Twitter meets podcasting, day 2 Permanent link to this item in the archive.

Continuing yesterday's thread.

I'm now working on a web service that takes four parameters:

1. username (a string)

2. password (a string)

3. MP3 bits (base64-encoded binary)

4. metadata (a struct)

The username and password are for the user's Twitter account. This data passes through the web service, it is not retained. You have my word of honor on that.

The bits are the "gram" -- the official limit is 200K, but there's a little bit of grace. (We'll accept slightly more than 200K.)

The metadata is a struct that can contain fields that have the same names as an RSS 2.0 item, such as title, link, description, category, source, etc. Very much like the Metaweblog API. Not all the elements are acceptable, but ones that aren't are ignored. (For example, enclosure.) All are optional, as is the struct itself. The title, if present, is used in forming the Twitter post. The remaining elements are retained, and used to form feed(s).

The twits are also posted to a global Twitter account -- twitogram. (They don't allow accounts whose name begin with "twitter.")

The username and password must be valid for the MP3 to be retained.

The service returns a string, if successful, the URL where the gram is stored. (I'm using Amazon S3 for the storage, so it should be fairly reliable.)

There's a limit to the number of grams you can post over time. Not sure exactly what the limit will be. Maybe no more than one every ten minutes? Interested in people's opinion.

The ideal client for this service, it seems, is Flash, because it can do the MP3 recording and has XML-RPC support. I will also implement a RESTful interface.

Disclaimer #1: Who does he think he is? Just some guy. ;->

Disclaimer #2: My mother loves me. (I think.)

More dislcaimers will follow.

Postscript #1: 29 hits today for TwitterGram.

Sign of the time Permanent link to this item in the archive.

Rafe Needleman: "Go to friend's wedding or blog Federated fracas?"

Berkeley hills Permanent link to this item in the archive.

Berkeley hills

This is the neighborhood I take my walks in.

What you can't tell from the picture is how perfect the climate is for exercise.

I think it's the nicest weather in the whole United States.


Last update: Sunday, June 24, 2007 at 10:56 PM Pacific.

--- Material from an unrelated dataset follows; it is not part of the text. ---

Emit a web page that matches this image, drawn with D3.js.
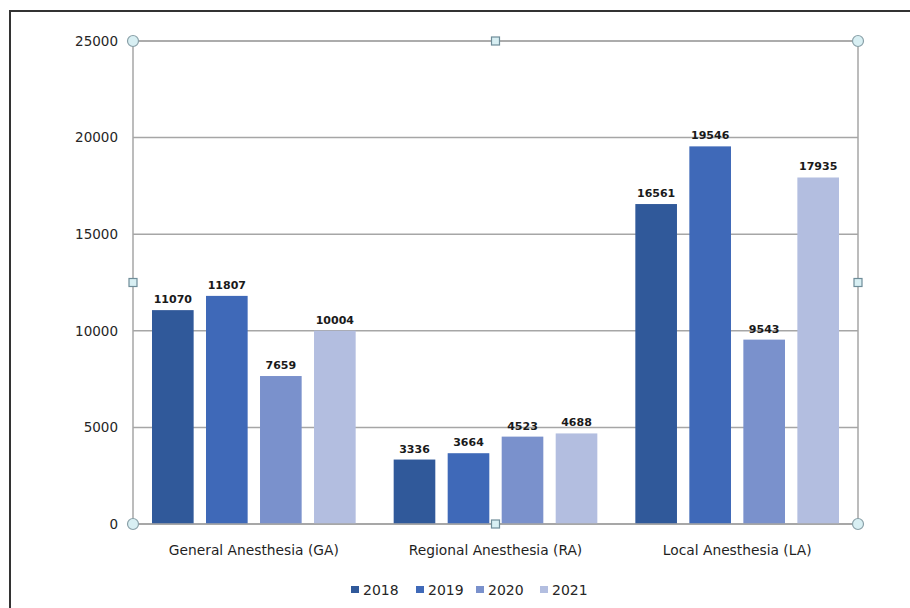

Dave Winer, 52, pioneered the development of weblogs, syndication (RSS), podcasting, outlining, and web content management software; former contributing editor at Wired Magazine, research fellow at Harvard Law School, entrepreneur, and investor in web media companies. A native New Yorker, he received a Master's in Computer Science from the University of Wisconsin, a Bachelor's in Mathematics from Tulane University and currently lives in Berkeley, California.

"The protoblogger." - NY Times.

"The father of modern-day content distribution." - PC World.

"Helped popularize blogging, podcasting and RSS." - Time.

"The father of blogging and RSS." - BBC.

"RSS was born in 1997 out of the confluence of Dave Winer's 'Really Simple Syndication' technology, used to push out blog updates, and Netscape's 'Rich Site Summary', which allowed users to create custom Netscape home pages with regularly updated data flows." - Tim O'Reilly.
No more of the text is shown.